When Nick announced he was getting married. All of my girlfriends, who had sons, told me there would be one point during the wedding that would be special for me – the mother/son dance. Make it special they said, make sure you pick a song that will resonate with your son. So the pressure was on! I immediately went on the internet and began searching for that special song. During this frantic search for the most perfect song I had an epiphany: Nick was a male, he’s a guy, he could care less what song I pick. If you ask him the day after the wedding, his response is going to be “I don’t know, some song”.
It was like that when he first went to school. I had this hallmark moment planned in my mind when he came home from school and we would sit down together, have a snack and discuss his day. It went something like this: So, Nicholas, how was school today? And his response that day was the same response throughout his academic career – “Stuff”. On days he was particularly talkative – he would respond – “some stuff”. Though there was one time when he came to me in the 5th grade – Mrs. Tynan’s class – St. Regis. He had to do a report on his ancestors. He came to me and asked if my grandparents were first generation Irish. My response – no, but both of your father’s grandfathers immigrated from Italy. He then gave me this incredulous look and seriously asked, “We’re Italian?!?” I think we could hear his father choking in the next room – lol!
Once I got over the fact that Nick could care less what our “song” would be, I decided to make it all about me. I decided I would pick a song that was a special memory for me.
When Nicholas was born, his father was thrilled we had a boy. There were very few Cornacchini males in the family so having a boy was extra special. His father shouted out when he was born – “I’m sure there going to build a statue in Italy for him” – I thought that might be a little excessive. I on the other hand was thrilled we had a boy and one of my first thoughts was he’s going to know how to dance. Guys that dance are chick magnets.
What Nicholas didn’t know was I danced with him every day before naptime. It started out with my cradling him, then when he got older and was sitting up, I would hold him and hold his leg like it was an arm and dance around the house. When he started walking, we would twirl and swing. This tradition continued until “he who shall remain nameless” came on board and all hell broke loose. We danced to whatever I was in the mood for that day, Earth, Wind and Fire, Barry White, Motown but 9 times out of 10, it was always Frank Sinatra.

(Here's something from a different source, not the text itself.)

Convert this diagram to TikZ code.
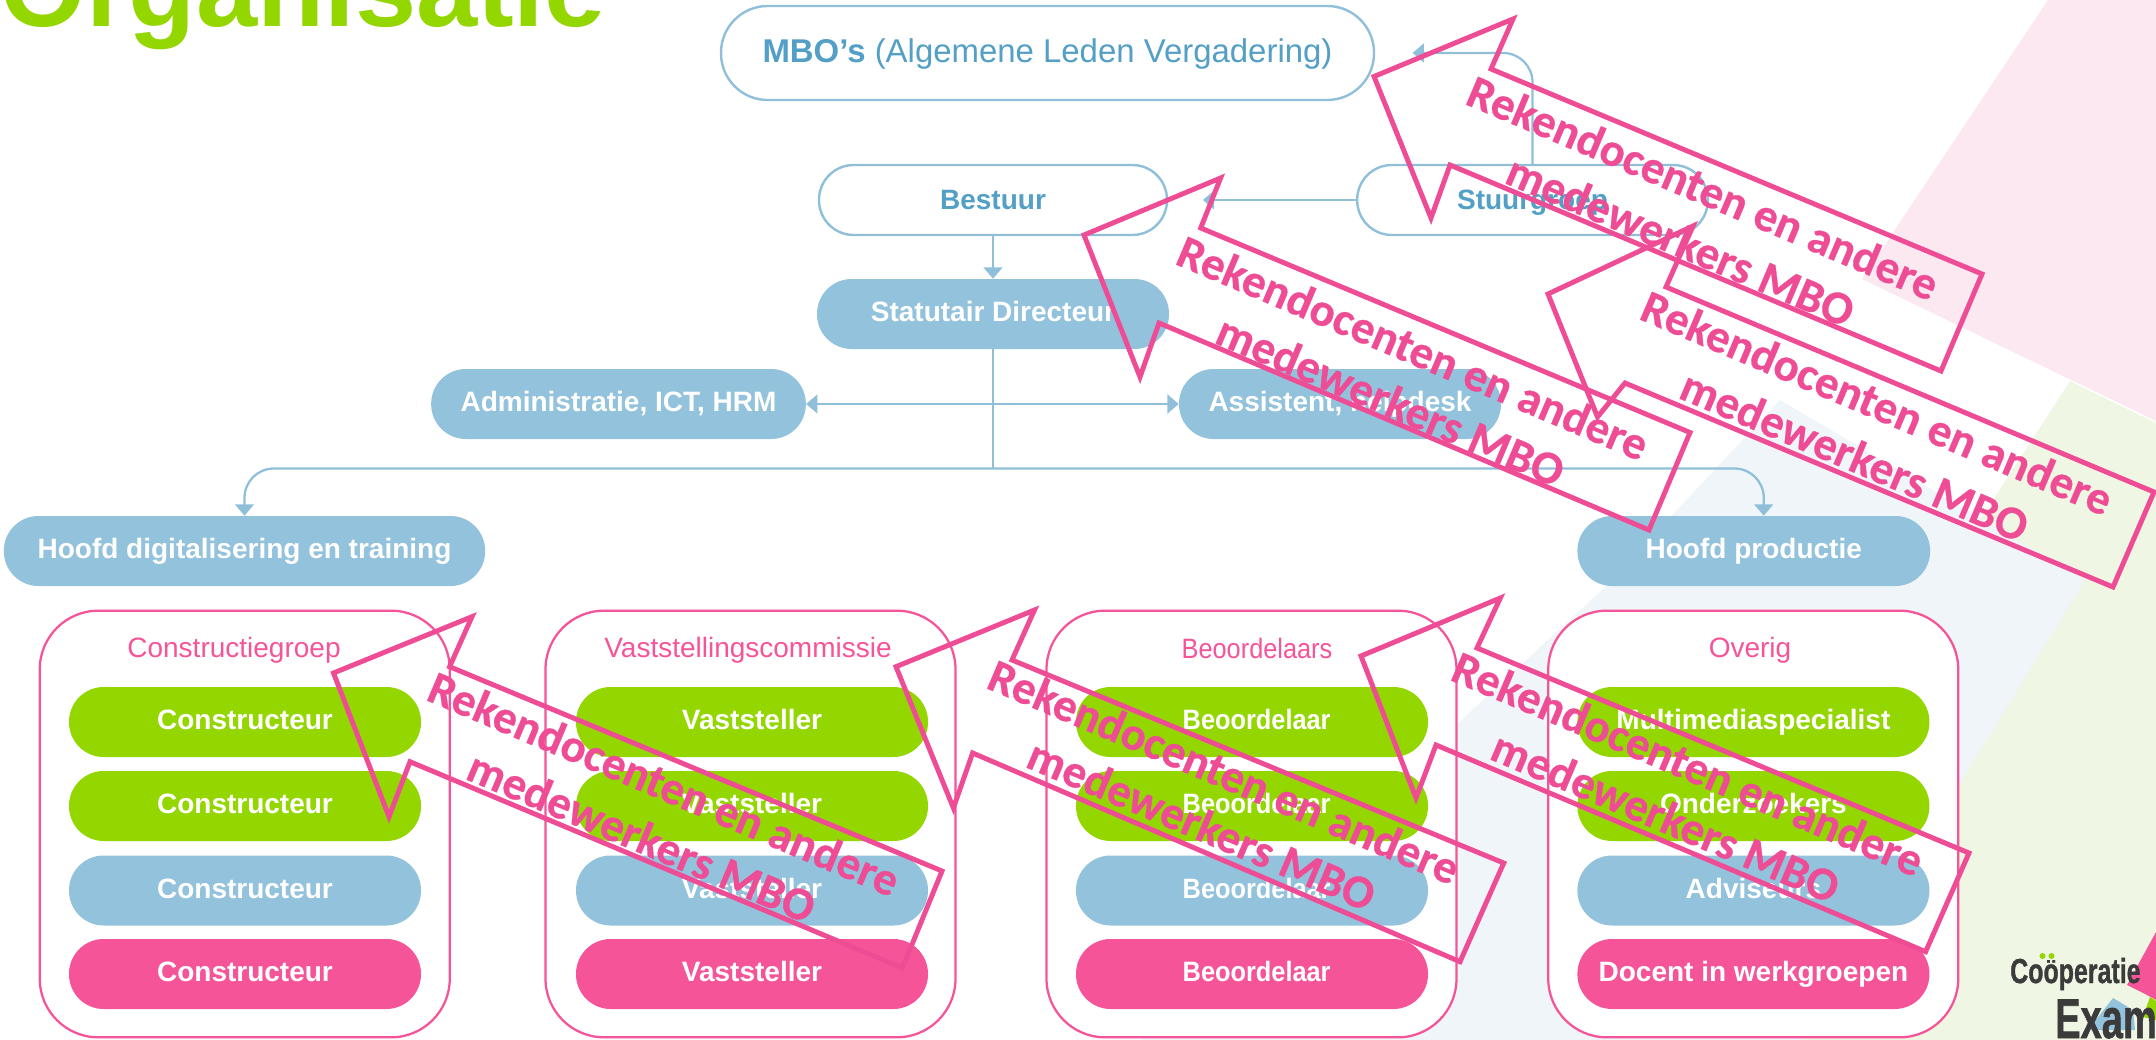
\documentclass[tikz,border=0pt]{standalone}
\usepackage{fontspec}
\setmainfont{Liberation Sans}
\newfontfamily\callfont[BoldFeatures={FakeBold=0.6}]{Carlito}
\newfontfamily\logofont[FakeBold=1.2]{Liberation Sans Bold}
\newfontfamily\tightfont[FakeStretch=0.905]{Liberation Sans}
\usetikzlibrary{arrows.meta}
\definecolor{pkbg}{HTML}{FBE8F1}
\definecolor{grbg}{HTML}{EFF6E3}
\definecolor{blbg}{HTML}{EFF5F8}
\definecolor{grn}{HTML}{94D600}
\definecolor{blu}{HTML}{92C2DC}
\definecolor{pnk}{HTML}{F65499}
\definecolor{lnk}{HTML}{8FBFD9}
\definecolor{bltxt}{HTML}{539FC6}
\definecolor{call}{HTML}{EE4D96}
\definecolor{dark}{HTML}{3B3B3B}
\tikzset{
 pill/.style={rounded corners=26pt,inner sep=0pt,font=\fontsize{21}{24}\selectfont\bfseries,text=white,minimum width=264pt,minimum height=52.5pt,text height=15pt,text depth=3.5pt},
 gp/.style={pill,fill=grn}, bp/.style={pill,fill=blu}, pp/.style={pill,fill=pnk},
 outl/.style={draw=lnk,line width=1.8pt,fill=white,inner sep=0pt,text=bltxt,font=\fontsize{21}{24}\selectfont\bfseries,text height=15pt,text depth=1pt},
 group/.style={draw=pnk,line width=1.7pt,fill=white,rounded corners=44pt,inner sep=0pt,minimum width=307.5pt,minimum height=320pt},
 glabel/.style={text=pnk,font=\fontsize{21}{24}\selectfont,inner sep=0pt,text height=15pt,text depth=4pt},
 tighttxt/.style={font=\tightfont\fontsize{21}{24}\selectfont\bfseries},
 conn/.style={draw=lnk,line width=1.7pt,-{Triangle[length=8.5pt,width=14pt,fill=lnk]}},
 callout/.style={draw=call,line width=3.7pt,line join=miter,miter limit=10},
 calltext/.style={text=call,font=\callfont\fontsize{35}{43}\selectfont\bfseries,align=center,rotate=-23,inner sep=0pt},
}
\begin{document}
\begin{tikzpicture}[x=0.75pt,y=-0.75pt]
\useasboundingbox (0,0) rectangle (2156,1039.7);
\clip (0,0) rectangle (2156,1039.7);
% background shapes
\fill[pkbg] (2048,0) -- (2156,0) -- (2156,421) -- (1862,279) -- cycle;
\fill[grbg] (2070,381) -- (2156,423) -- (2156,1040) -- (1644,1040) -- cycle;
\fill[blbg] (1780,400) -- (2085,580) -- (1802,1040) -- (1142,1040) -- (1458,723) -- (1602,590) -- cycle;
% title
\node[anchor=base east,inner sep=0pt,text=grn,font=\fontsize{82.5}{90}\selectfont\bfseries] (title) at (606,27) {Organisatie};
% top nodes
\node[outl,rounded corners=35pt,minimum width=489.75pt,minimum height=70.5pt,font=\fontsize{24.7}{28}\selectfont,text height=18pt,text depth=3pt] (mbo) at (1047.5,53) {\textbf{MBO’s} (Algemene Leden Vergadering)};
\node[outl,rounded corners=26pt,minimum width=261pt,minimum height=52.5pt] (best) at (993,200) {Bestuur};
\node[outl,rounded corners=26pt,minimum width=263pt,minimum height=52.5pt] (stuur) at (1532.5,200) {Stuurgroep};
\node[bp,minimum width=264pt] (stat) at (993,314) {Statutair Directeur};
\node[bp,minimum width=281pt] (admin) at (618.5,404) {Administratie, ICT, HRM};
\node[bp,minimum width=241.5pt] (assist) at (1340,404) {Assistent, helpdesk};
\node[bp,minimum width=361pt] (hd) at (244.5,551) {Hoofd digitalisering en training};
\node[bp,minimum width=264.5pt] (hp) at (1753.75,551) {Hoofd productie};
% groups
\node[group] (g1) at (244.75,824) {};
\node[group] (g2) at (750.5,824) {};
\node[group] (g3) at (1251.5,824) {};
\node[group] (g4) at (1753.25,824) {};
\node[glabel] (l1) at (234,650) {Constructiegroep};
\node[glabel] (l2) at (748,650) {Vaststellingscommissie};
\node[glabel,font=\tightfont\fontsize{21}{24}\selectfont] (l3) at (1257,651.5) {Beoordelaars};
\node[glabel] (l4) at (1750,650) {Overig};
% pills
\node[gp] (a1) at (245,722) {Constructeur};
\node[gp] (a2) at (245,806) {Constructeur};
\node[bp] (a3) at (245,890.5) {Constructeur};
\node[pp] (a4) at (245,974) {Constructeur};
\node[gp] (b1) at (752,722) {Vaststeller};
\node[gp] (b2) at (752,806) {Vaststeller};
\node[bp] (b3) at (752,890.5) {Vaststeller};
\node[pp] (b4) at (752,974) {Vaststeller};
\node[gp,tighttxt] (c1) at (1252,722) {\hspace*{7pt}Beoordelaar};
\node[gp,tighttxt] (c2) at (1252,806) {\hspace*{7pt}Beoordelaar};
\node[bp,tighttxt] (c3) at (1252,890.5) {\hspace*{7pt}Beoordelaar};
\node[pp,tighttxt] (c4) at (1252,974) {\hspace*{7pt}Beoordelaar};
\node[gp] (d1) at (1753.4,722) {Multimediaspecialist};
\node[gp] (d2) at (1753.4,806) {Onderzoekers};
\node[bp] (d3) at (1753.4,890.5) {Adviseurs};
\node[pp] (d4) at (1753.4,974) {Docent in werkgroepen};
% connectors
\coordinate (junc) at (993,468.5);
\draw[conn,rounded corners=22pt,shorten >=28pt] (stuur.north) |- (mbo.east);
\draw[conn,shorten >=26pt] (stuur.west) -- (best.east);
\draw[conn] (best.south) -- (stat.north);
\draw[draw=lnk,line width=1.7pt] (stat.south) -- (junc);
\draw[conn,{Triangle[length=8.5pt,width=14pt,fill=lnk]}-{Triangle[length=8.5pt,width=14pt,fill=lnk]},line width=2.2pt] (admin.east) -- (assist.west);
\draw[conn,rounded corners=22pt] (junc) -| (hd.north);
\draw[conn,rounded corners=22pt] (junc) -| ([xshift=7.5pt]hp.north);
% logo
\fill[blu] (2113,998) -- (2088,1030) -- (2135,1030) -- (2133,1010) -- cycle;
\fill[pnk] (2156,932) -- (2127,985) -- (2147,995) -- (2156,1000) -- cycle;
\fill[grn] (2150,997) -- (2156,1001) -- (2156,1020) -- (2143,1017) -- cycle;
\node[anchor=base west,inner sep=0pt,text=dark,font=\logofont\fontsize{26}{30}\selectfont,xscale=.72] (logo1) at (2010,983) {Coöperatie};
\fill[grbg] (2040,951) rectangle (2056,959.5);
\fill[grn] (2042.5,956) circle[radius=3] (2051.5,956) circle[radius=3];
\node[anchor=base west,inner sep=0pt,text=dark,font=\logofont\fontsize{42}{50}\selectfont,xscale=.68] (logo2) at (2055,1038) {Exam};
% callouts
\draw[callout] (1491,69) -- (1513,19) -- (1374,76.5) -- (1431,218) -- (1450,165) -- (1941,371) -- (1982,274) -- cycle;
\draw[callout] (1666,287) -- (1693,226) -- (1548,294) -- (1597.5,417) -- (1625,383) -- (2113,587) -- (2154,492) -- cycle;
\draw[callout] (1200.7,228) -- (1220.6,178) -- (1084,235) -- (1140,377) -- (1159,323) -- (1649,530) -- (1690,432.5) -- cycle;
\draw[callout] (449.6,666.7) -- (472,616.7) -- (333.5,673) -- (389,816.7) -- (410,761.7) -- (902.4,968) -- (942,871) -- cycle;
\draw[callout] (1012,660) -- (1034.5,610) -- (896,666.7) -- (953.4,808) -- (972.6,753) -- (1460,961.7) -- (1503.7,863) -- cycle;
\draw[callout] (1477,648) -- (1500.3,598) -- (1361,656) -- (1416,798) -- (1436,745) -- (1925.6,951.7) -- (1969,853) -- cycle;
\node[calltext] (t1) at (1692,214) {Rekendocenten en andere\\medewerkers MBO};
\node[calltext] (t2) at (1866,429) {Rekendocenten en andere\\medewerkers MBO};
\node[calltext] (t3) at (1402,374) {Rekendocenten en andere\\medewerkers MBO};
\node[calltext] (t4) at (653,810) {Rekendocenten en andere\\medewerkers MBO};
\node[calltext] (t5) at (1213,798) {Rekendocenten en andere\\medewerkers MBO};
\node[calltext] (t6) at (1677,790) {Rekendocenten en andere\\medewerkers MBO};
\end{tikzpicture}
\end{document}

Later on we’re on vacation with the Haapala’s in Florida. They have their daughter, Megan with them who is a few months older than Nick who was around 18 months old. Peggy was the perfect mother. She fed her kids organic, I was like here's a french fry. She breast fed, I bottle fed. My kids were trained by the microwave bell. Kind of like Pavlov’s dog. They stopped crying when they heard the bell. I may have on occasion rang the bell in desperation to stop the crying. Don't judge. Desperate times call for desperate measures.
Peggy was playing a cassette tape (yes that’s how long ago it was) of children’s songs and Megan was singing along and dancing. I looked over at Nick and he was looking at Megan like she was from another planet. And then it dawned on me – I sucked as a mother! I never played children’s songs to Nick. Nick listened to what I liked to listen to – note to self – suck it up and start playing children’s songs.
Fast forward and we’re making dinner that night and while we’re preparing, we put in our cassette tape of Frank Sinatra. I look over and there is Nicholas, dancing and crooning away to Frank Sinatra. So for that memory of a chubby, curly haired, sausaged hand toddler who couldn’t sing a children’s song because I sucked as a mother but could loudly and proudly croon to Frank Sinatra (and it’s probably the first song he sang): for our mother son dance we’ll be dancing to Frank Sinatra’s “The Lady is a Tramp”.